Evaluating your risks in the DR environment…

How long will it be acceptable to run in the DR environment without logshipping set up to another failover environment?
How much space do you have in the DR environment for full / differential / log backups?

Usually practicing DR failures end up with you realizing you need more space and resources than you originally planned

That’s totally normal - just make sure you ask for it before the disaster.

Step 5: Practice planned failovers in your production environment

Companies that are serious about planning for failure practice failovers in production. They do it often.

The more often you fail over, the better you get at it. And if you don’t keep up at it, things sneak in that break your processes and automation.

You can’t do this by yourself. Failing over is about a lot more than the databases.

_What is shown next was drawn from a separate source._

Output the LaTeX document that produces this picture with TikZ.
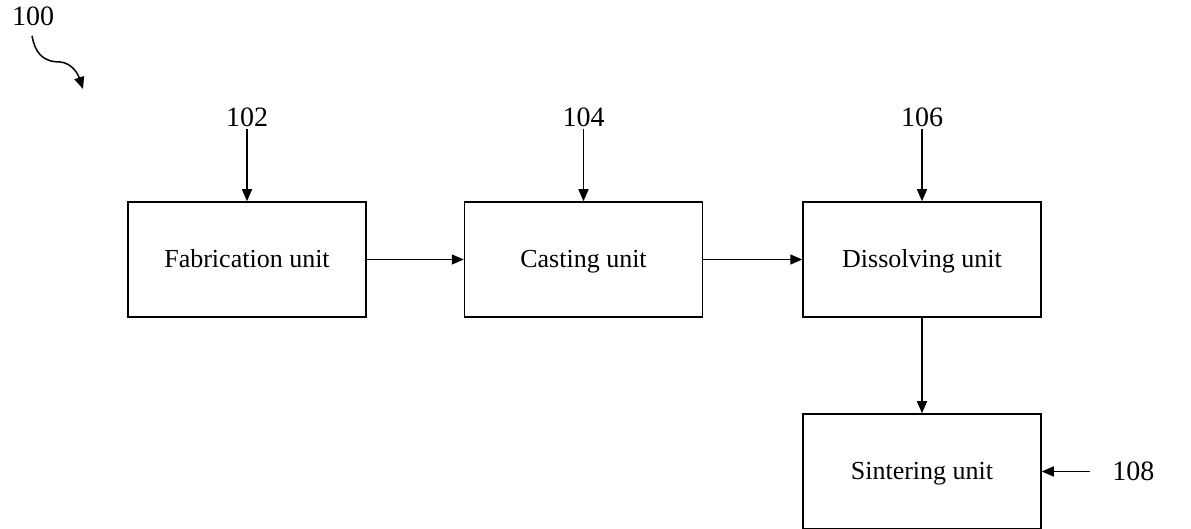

But once you’re practicing regularly outside of production and also getting your processes and production environment ready, too, it’s time to start suggesting planned production failovers

Even if the answer is “no”, keep bringing it up on a regular basis in a friendly, positive way.

Got an annual review? An annual review is a great time to bring this up as a place you think your team can improve, and a way you’d like to contribute with the entire IT team.

Recap - Failing better

Here’s the five steps toward disaster preparedness…

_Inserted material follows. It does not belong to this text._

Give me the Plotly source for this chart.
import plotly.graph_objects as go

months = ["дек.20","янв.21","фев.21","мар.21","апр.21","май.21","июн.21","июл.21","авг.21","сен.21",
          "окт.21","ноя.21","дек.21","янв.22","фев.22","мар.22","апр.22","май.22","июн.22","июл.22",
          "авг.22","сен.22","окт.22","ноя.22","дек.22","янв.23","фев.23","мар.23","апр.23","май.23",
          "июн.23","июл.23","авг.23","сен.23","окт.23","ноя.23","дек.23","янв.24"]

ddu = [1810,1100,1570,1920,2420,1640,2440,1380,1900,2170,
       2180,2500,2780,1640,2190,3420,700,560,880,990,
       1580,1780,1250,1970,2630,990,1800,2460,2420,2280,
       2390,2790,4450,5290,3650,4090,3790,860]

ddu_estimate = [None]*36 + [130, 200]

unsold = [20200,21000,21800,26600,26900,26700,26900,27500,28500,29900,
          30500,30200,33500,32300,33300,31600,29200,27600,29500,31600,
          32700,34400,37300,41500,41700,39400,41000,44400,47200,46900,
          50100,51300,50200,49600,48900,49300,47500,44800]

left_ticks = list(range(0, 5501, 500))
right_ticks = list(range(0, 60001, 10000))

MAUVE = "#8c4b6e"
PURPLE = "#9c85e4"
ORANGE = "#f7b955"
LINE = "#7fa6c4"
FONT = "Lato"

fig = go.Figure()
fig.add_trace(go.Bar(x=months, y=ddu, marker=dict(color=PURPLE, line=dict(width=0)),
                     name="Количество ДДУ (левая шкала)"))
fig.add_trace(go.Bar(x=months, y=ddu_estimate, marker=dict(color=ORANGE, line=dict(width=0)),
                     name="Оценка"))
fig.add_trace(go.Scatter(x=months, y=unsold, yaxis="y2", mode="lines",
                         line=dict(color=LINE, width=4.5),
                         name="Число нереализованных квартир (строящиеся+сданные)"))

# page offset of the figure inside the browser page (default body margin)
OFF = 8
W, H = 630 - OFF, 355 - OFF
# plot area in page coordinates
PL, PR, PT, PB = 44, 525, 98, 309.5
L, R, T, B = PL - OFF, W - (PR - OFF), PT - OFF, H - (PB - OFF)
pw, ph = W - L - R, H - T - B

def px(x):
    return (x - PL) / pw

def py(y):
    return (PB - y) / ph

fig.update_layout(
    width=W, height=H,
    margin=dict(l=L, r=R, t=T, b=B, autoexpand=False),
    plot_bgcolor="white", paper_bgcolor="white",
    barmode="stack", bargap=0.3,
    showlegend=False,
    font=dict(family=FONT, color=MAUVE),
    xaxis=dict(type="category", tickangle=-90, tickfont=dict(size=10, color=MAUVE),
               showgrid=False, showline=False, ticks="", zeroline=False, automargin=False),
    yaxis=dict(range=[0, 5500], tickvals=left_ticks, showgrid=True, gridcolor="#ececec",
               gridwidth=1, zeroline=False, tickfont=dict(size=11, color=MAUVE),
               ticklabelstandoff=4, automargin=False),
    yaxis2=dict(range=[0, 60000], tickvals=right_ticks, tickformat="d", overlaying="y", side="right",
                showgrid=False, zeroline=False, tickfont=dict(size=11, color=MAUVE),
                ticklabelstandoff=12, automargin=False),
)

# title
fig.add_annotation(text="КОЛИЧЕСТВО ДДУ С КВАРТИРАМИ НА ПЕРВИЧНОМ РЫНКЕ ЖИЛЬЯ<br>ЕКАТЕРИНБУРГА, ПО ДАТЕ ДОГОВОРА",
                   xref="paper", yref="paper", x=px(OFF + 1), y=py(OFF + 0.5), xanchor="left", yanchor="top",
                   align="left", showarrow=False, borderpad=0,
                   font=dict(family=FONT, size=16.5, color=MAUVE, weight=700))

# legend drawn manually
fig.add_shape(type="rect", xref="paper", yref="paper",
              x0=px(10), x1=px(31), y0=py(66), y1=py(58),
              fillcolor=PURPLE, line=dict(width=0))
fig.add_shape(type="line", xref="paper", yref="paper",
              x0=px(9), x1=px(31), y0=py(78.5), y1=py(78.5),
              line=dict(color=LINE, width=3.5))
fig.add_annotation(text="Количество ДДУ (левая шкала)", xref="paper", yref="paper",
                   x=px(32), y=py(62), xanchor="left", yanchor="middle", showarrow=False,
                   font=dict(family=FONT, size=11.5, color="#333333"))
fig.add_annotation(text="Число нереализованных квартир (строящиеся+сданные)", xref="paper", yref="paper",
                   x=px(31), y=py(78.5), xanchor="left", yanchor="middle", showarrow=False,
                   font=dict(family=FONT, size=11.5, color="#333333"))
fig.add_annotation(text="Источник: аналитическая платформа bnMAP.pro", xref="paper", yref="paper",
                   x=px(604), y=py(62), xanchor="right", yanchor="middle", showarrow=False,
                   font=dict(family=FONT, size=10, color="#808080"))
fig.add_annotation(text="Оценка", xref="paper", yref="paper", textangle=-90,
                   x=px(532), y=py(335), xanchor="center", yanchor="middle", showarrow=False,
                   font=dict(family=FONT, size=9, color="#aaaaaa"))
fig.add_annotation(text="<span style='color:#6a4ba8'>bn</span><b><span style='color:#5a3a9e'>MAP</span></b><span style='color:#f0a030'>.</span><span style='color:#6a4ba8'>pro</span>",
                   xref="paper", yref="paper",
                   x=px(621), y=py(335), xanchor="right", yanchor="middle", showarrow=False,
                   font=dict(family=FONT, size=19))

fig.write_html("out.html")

Step 1: Set up a safe test environment with the same security and network setup as production
Step 2: Decide on your balance between process and automation
Step 3: Test out powershell tools for your automation needs
Step 4: Practice planned AND unplanned failovers in your test environment
Step 5: Practice planned failovers in your production environment

Even if you can’t complete step 5 (because you can’t do that alone), don’t forget to brag on yourself.

Write up a summary of the work you’ve done for your manager. If you’re blocked due to time or outside resources, summarize what you’d like to do further and what can help you make that happen.

This is the kind of project that people outside your team might not think to ask about. But it’s fantastic work for your team to do, and it’s something you should make sure to talk about!